Dry Land is a coming of age tale that digs uncomfortably into both the tenderness and cruelty of North American teenage girlhood. Swim teammates Amy (Veronica Hortiguela) and Ester (Mattie Driscoll) forge a bond over the secret of Amy’s unwanted pregnancy.
The strongest aspect of this work is the deep bond of friendship Amy and Ester develop. This relationship is complex, Amy’s emotional immaturity and self-preserving withdrawal is met by Ester’s openness and empathetic devotion. There is the sense of being embedded deeply within this story as it unfolds, with the story, set (corner of a change room), and theatre (only 5 rows) all so intimate that we don’t even learn Amy’s name until halfway through the production.
While Amy is the protagonist, and her story is the most present (as is her conflict and trauma), it is Ester’s character that is given a fuller backstory. Ester’s hopes and plans to swim in university are made a tangible goal as we are taken out of the pool change room to her tryout (or, to the boys dorm where she will spend the night) as the only scene change throughout the play.
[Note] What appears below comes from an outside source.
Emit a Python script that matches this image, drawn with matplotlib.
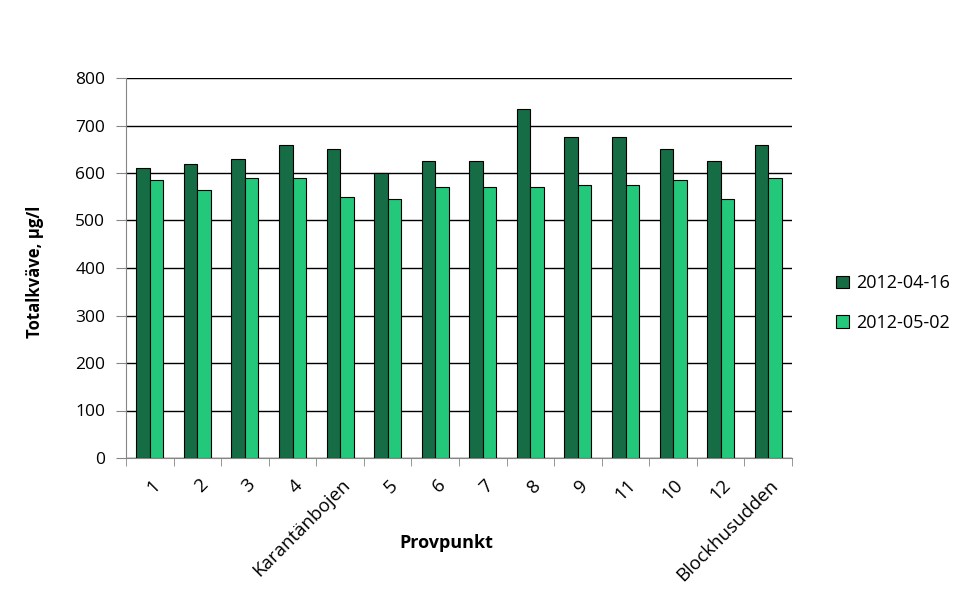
import matplotlib
matplotlib.use("Agg")
import matplotlib.pyplot as plt
import matplotlib.transforms as mtransforms
import numpy as np
from matplotlib.ticker import FixedLocator

categories = ["1", "2", "3", "4", "Karantänbojen", "5", "6", "7", "8", "9", "11", "10", "12", "Blockhusudden"]
series_names = ["2012-04-16", "2012-05-02"]
values_0416 = [610, 620, 630, 660, 650, 600, 625, 625, 735, 675, 675, 650, 625, 660]
values_0502 = [585, 565, 590, 590, 550, 545, 570, 570, 570, 575, 575, 585, 545, 590]
colors = ["#166C44", "#23C87B"]

plt.rcParams['font.family'] = ['Open Sans', 'DejaVu Sans']

fig = plt.figure(figsize=(9.8, 6.06), dpi=100)
ax = fig.add_axes([126/980, 1-458/606, (792-126)/980, (458-78)/606])

x = np.arange(len(categories))
w = 0.285
ax.bar(x - w/2, values_0416, w, color=colors[0], edgecolor="black", linewidth=0.8, label=series_names[0], zorder=3)
ax.bar(x + w/2, values_0502, w, color=colors[1], edgecolor="black", linewidth=0.8, label=series_names[1], zorder=3)

ax.set_xlim(-0.5, len(categories) - 0.5)
ax.set_ylim(0, 800)
ax.set_yticks(range(0, 801, 100))
ax.yaxis.grid(True, color="black", linewidth=1.0, zorder=0)
ax.set_axisbelow(True)

ax.set_xticks(x)
ax.set_xticklabels(categories, rotation=45, ha="right", va="top", rotation_mode="anchor", fontsize=13.5)
ax.tick_params(axis="x", which="major", length=0, pad=13)
offset = mtransforms.ScaledTranslation(1/100, 0, fig.dpi_scale_trans)
for lab in ax.get_xticklabels():
    lab.set_transform(lab.get_transform() + offset)
ax.xaxis.set_minor_locator(FixedLocator(np.arange(-0.5, len(categories), 1.0)))
ax.tick_params(axis="x", which="minor", length=6, color="#868686")
ax.tick_params(axis="y", labelsize=12.5, length=7, color="#868686", pad=8)

for s in ["top", "right"]:
    ax.spines[s].set_visible(False)
for s in ["left", "bottom"]:
    ax.spines[s].set_color("#868686")

ax.set_ylabel("Totalkväve, µg/l", fontsize=12, fontweight="bold", va="center")
ax.yaxis.set_label_coords((35-126)/666, 0.49)
ax.set_xlabel("Provpunkt", fontsize=13, fontweight="bold")
ax.xaxis.set_label_coords((446-126)/666, (458-543)/380)
ax.xaxis.label.set_va("center")

leg = fig.legend(loc="center left", bbox_to_anchor=(820/980, 1-303/606), frameon=False,
                 fontsize=13, handlelength=0.7, handleheight=0.7, labelspacing=1.2, handletextpad=0.4)
for h in leg.legend_handles:
    h.set_edgecolor("black")
    h.set_linewidth(0.8)

fig.savefig("out.png", dpi=100)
We learn of her past struggles which round out her character and provide nuance for her sincere love (friend or otherwise) of Amy. Amy on the other hand remains a mystery. We witness her fear and bravery in the face of an unwanted pregnancy but the harsher edges of her character (her low self-esteem and habit of exploiting herself sexually) provide a thinner history that doesn’t fully flesh out her characters hopes and motivations. Amy dreams of a future for herself in a different place and as a different person, but the dream is vague and hangs in contrast to Ester’s clear trajectory to the next phase of her life. At the end of the play there is a sense of Ester’s character moving on from high school, Amy even expresses grief over this change in dynamic, but Amy’s character does not receive the same sense of moving on, as if she will always be that girl facing down death on the floor of her high school pool change room.
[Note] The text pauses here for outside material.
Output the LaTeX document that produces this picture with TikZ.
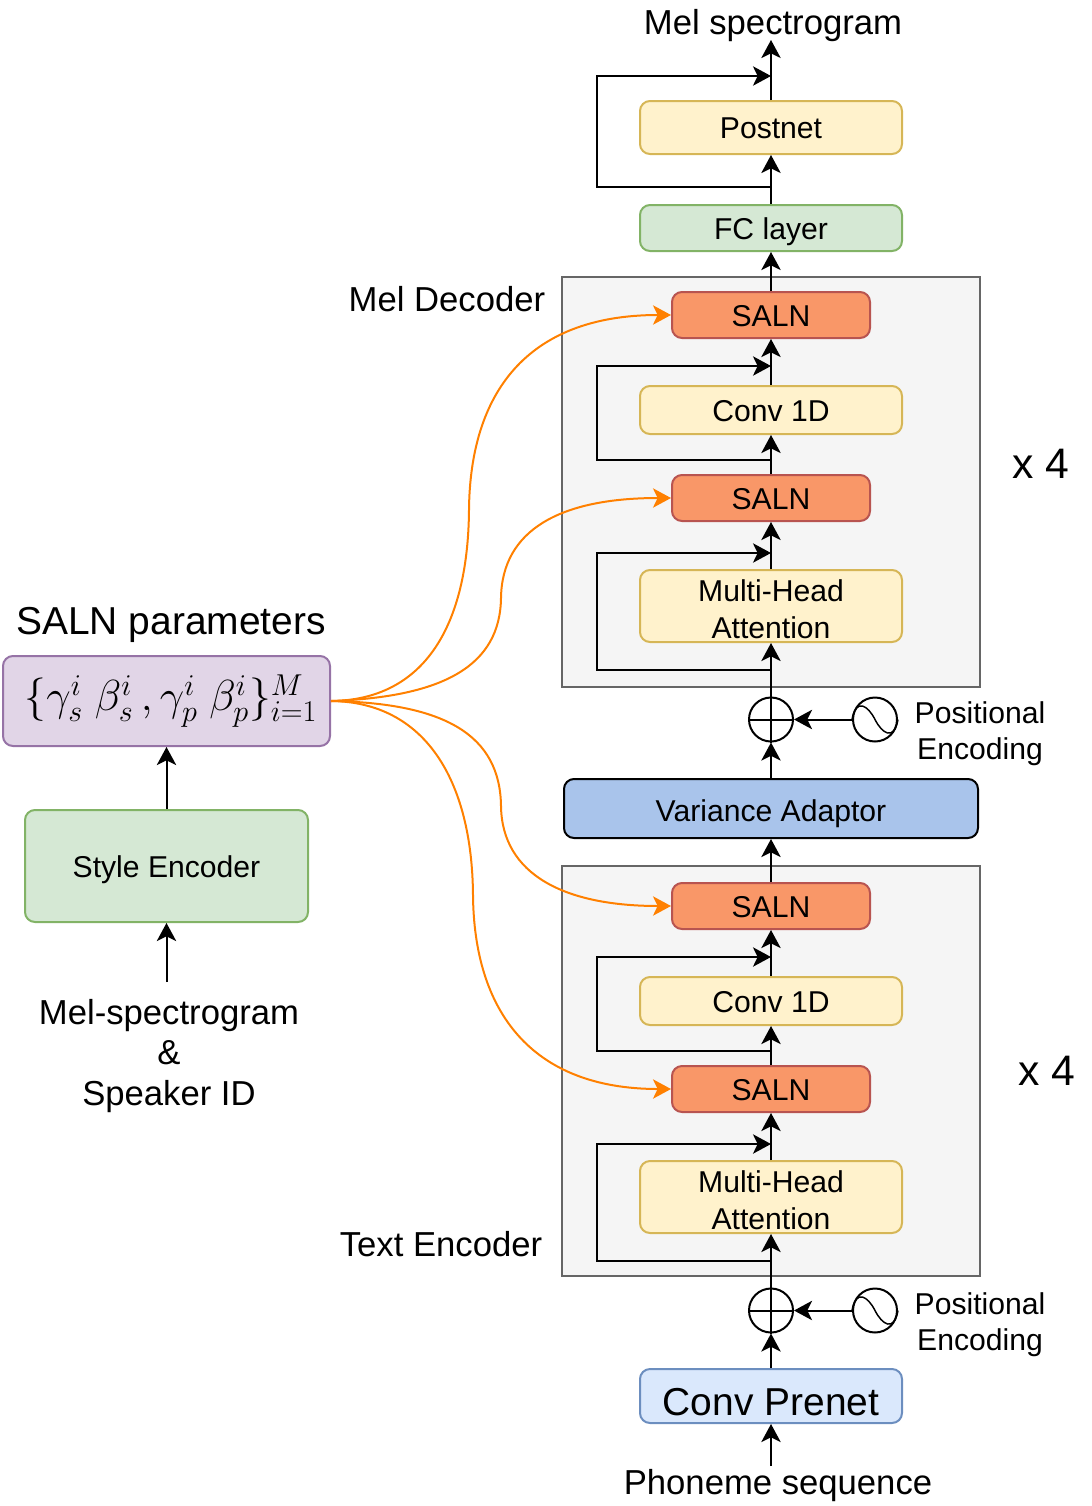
\documentclass[tikz,border=0pt]{standalone}
\usepackage[no-math]{fontspec}
\setmainfont{Liberation Sans}
\usepackage{amsmath}
\usepackage{graphicx}
\usepackage{tikz}
\usetikzlibrary{arrows.meta}

\definecolor{salnfill}{HTML}{F99768}
\definecolor{salnline}{HTML}{B85450}
\definecolor{yellowfill}{HTML}{FFF2CC}
\definecolor{yellowline}{HTML}{D6B656}
\definecolor{greenfill}{HTML}{D5E8D4}
\definecolor{greenline}{HTML}{82B366}
\definecolor{purplefill}{HTML}{E1D5E7}
\definecolor{purpleline}{HTML}{9673A6}
\definecolor{bluefill}{HTML}{A9C4EB}
\definecolor{prenetfill}{HTML}{DAE8FC}
\definecolor{prenetline}{HTML}{6C8EBF}
\definecolor{curveorange}{HTML}{FF8000}

\def\px{.75pt}
% same height for every one-line label, so that the capitals sit in the middle
\newcommand{\oneline}[2][-1.2pt]{\raisebox{#1}[.85em][.19em]{#2}}

\begin{document}
\begin{tikzpicture}[x=.75pt,y=-.75pt,line width=1.5pt,
  every node/.style={inner sep=0pt,align=center},
  box/.style={draw,rounded corners=7.5pt,font=\fontsize{22.6}{27.75}\selectfont},
  wide/.style={box,minimum width=262*\px},
  yellowbox/.style={wide,fill=yellowfill,draw=yellowline},
  greenbox/.style={wide,fill=greenfill,draw=greenline},
  salnbox/.style={box,fill=salnfill,draw=salnline,minimum width=198*\px,minimum height=46*\px},
  stack/.style={fill=black!4,draw=black!60,minimum width=418*\px,minimum height=410*\px},
  ring/.style={draw,circle,minimum size=44*\px},
  flow/.style={-{Stealth[length=13.5pt,width=14.5pt,inset=3.5pt]}},
  curve/.style={flow,curveorange},
  txtsmall/.style={font=\fontsize{22.6}{27}\selectfont},
  txtmid/.style={font=\fontsize{26}{30.4}\selectfont},
  txtbig/.style={font=\fontsize{29.2}{34}\selectfont}]

  \useasboundingbox (0,0) rectangle (1092,1506);

  % both stacks are the same, the encoder sits 591 lower
  \foreach \n/\y/\s in {dec/0/482,enc/591/1071} {
    \node[stack] (stack\n) at (771,\s) {};
    \node[salnbox] (salna\n) at (771,{315+\y}) {\oneline{SALN}};
    \node[yellowbox,minimum height=48*\px] (conv\n) at (771,{410+\y}) {\oneline{Conv 1D}};
    \node[salnbox] (salnb\n) at (771,{498+\y}) {\oneline{SALN}};
    \node[yellowbox,minimum height=72*\px] (mha\n) at (771,{606+\y}) {\rule{0pt}{20.5pt}Multi-Head\\Attention};
    \node[ring] (plus\n) at (771,{719.5+\y}) {};
    \node[ring] (sine\n) at (875,{719.5+\y}) {};
    \node[txtsmall] (pos\n) at (980,{734+\y}) {Positional\\[0pt]Encoding};

    \coordinate (skipa\n) at (771,{670+\y});
    \coordinate (skipb\n) at (771,{553+\y});
    \coordinate (skipc\n) at (771,{460+\y});
    \coordinate (skipd\n) at (771,{366+\y});

    % ring symbols
    \draw (plus\n.north) -- (plus\n.south);
    \draw (plus\n.west) -- (plus\n.east);
    \draw[line width=1.1pt] (sine\n.west) .. controls +(4,-22) and +(-7,-14) .. (sine\n.center)
      .. controls +(7,14) and +(-4,22) .. (sine\n.east);

    \draw[flow] (plus\n.north) -- (mha\n.south);
    \draw[flow] (sine\n.west) -- (plus\n.east);
    \draw[flow] (mha\n.north) -- (salnb\n.south);
    \draw[flow] (salnb\n.north) -- (conv\n.south);
    \draw[flow] (conv\n.north) -- (salna\n.south);

    % residuals
    \draw[flow] (skipa\n) -- (597,{670+\y}) -- (597,{553+\y}) -- (skipb\n);
    \draw[flow] (skipc\n) -- (597,{460+\y}) -- (597,{366+\y}) -- (skipd\n);
  }

  \node[greenbox,minimum height=46*\px] (fc) at (771,228) {\oneline{FC layer}};
  \node[yellowbox,minimum height=53*\px] (postnet) at (771,127.5) {\oneline[-.5pt]{Postnet}};
  \node[box,fill=bluefill,minimum width=414*\px,minimum height=59*\px] (variance) at (771,808.5) {\oneline[-2pt]{Variance Adaptor}};
  \node[box,fill=prenetfill,draw=prenetline,minimum width=262*\px,minimum height=54*\px,txtbig] (prenet) at (771,1396) {\oneline[-5pt]{Conv Prenet}};

  \node[txtmid] (melout) at (773,26) {Mel spectrogram};
  \node[txtmid] (phoneme) at (778,1486) {Phoneme sequence};
  \node[txtmid] (meldec) at (447,299) {Mel Decoder};
  \node[txtmid] (textenc) at (441,1244) {Text Encoder};
  \node[font=\fontsize{32}{36}\selectfont] (xdec) at (1041,464) {x 4};
  \node[font=\fontsize{32}{36}\selectfont] (xenc) at (1047,1071) {x 4};

  \node[txtbig] (salnpar) at (171,625) {SALN parameters};
  \node[box,fill=purplefill,draw=purpleline,minimum width=327*\px,minimum height=90*\px,font=\fontsize{24}{28}\selectfont] (params) at (166.5,701) {\hspace*{6.75pt}\scalebox{1.31}{$\{\gamma_s^i\ \beta_s^i\,,\gamma_p^i\ \beta_p^i\}_{i=1}^M$}};
  \node[greenbox,minimum width=283*\px,minimum height=112*\px] (style) at (166.5,866) {\oneline{Style Encoder}};
  \node[txtmid] (melin) at (169,1056) {Mel-spectrogram\\\&\\Speaker ID};
  \coordinate (melintop) at (166.5,982);

  % main line
  \coordinate (phonemetop) at (771,1466);
  \coordinate (meltip) at (771,40);
  \coordinate (skipe) at (771,187);
  \coordinate (skipf) at (771,76);

  \draw[flow] (phonemetop) -- (prenet.south);
  \draw[flow] (prenet.north) -- (plusenc.south);
  \draw[flow] (salnaenc.north) -- (variance.south);
  \draw[flow] (variance.north) -- (plusdec.south);
  \draw[flow] (salnadec.north) -- (fc.south);
  \draw[flow] (fc.north) -- (postnet.south);
  \draw[flow] (postnet.north) -- (meltip);
  \draw[flow] (skipe) -- (597,187) -- (597,76) -- (skipf);

  \draw[flow] (style.north) -- (params.south);
  \draw[flow] (melintop) -- (style.south);

  % SALN parameters go to every SALN block
  \draw[curve] (params.east) .. controls (425,700) and (468,625) .. (469,510)
    .. controls (470,395) and (525,315) .. (salnadec.west);
  \draw[curve] (params.east) .. controls (445,697) and (500,665) .. (501,598)
    .. controls (502,530) and (560,498) .. (salnbdec.west);
  \draw[curve] (params.east) .. controls (445,703) and (500,735) .. (501,806)
    .. controls (502,875) and (565,906) .. (salnaenc.west);
  \draw[curve] (params.east) .. controls (425,702) and (472,780) .. (473,895)
    .. controls (474,1010) and (530,1089) .. (salnbenc.west);
\end{tikzpicture}
\end{document}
This work is political and timely. Director Jill Harper discusses her interest for staging this work in the director’s notes, it was 2016, the Liberal provincial government had successfully updated the sex ed curriculum (to some pushback from conservative constituents) and while young women in rural Ontario still struggle to access safe abortions, she wondered how relevant this work would be to a progressive Toronto audience. Fast forward two years, in a recent election a regressive conservative party has taken over the provincial government and one of Ford’s first orders of business was to revert the provincial sex-ed curriculum back to an old 1998 standard. Before being elected premier in Spring of 2018, Ford questioned if Ontario teenagers should be allowed to access legal abortions without parental permission. The reason Dry Land’s Amy suffered on that change room floor was due to her inability to discuss her pregnancy with her mother whose permission would be needed in order to access a safe abortion in Amy’s home state of Florida. The messages of this play could not be more prescient.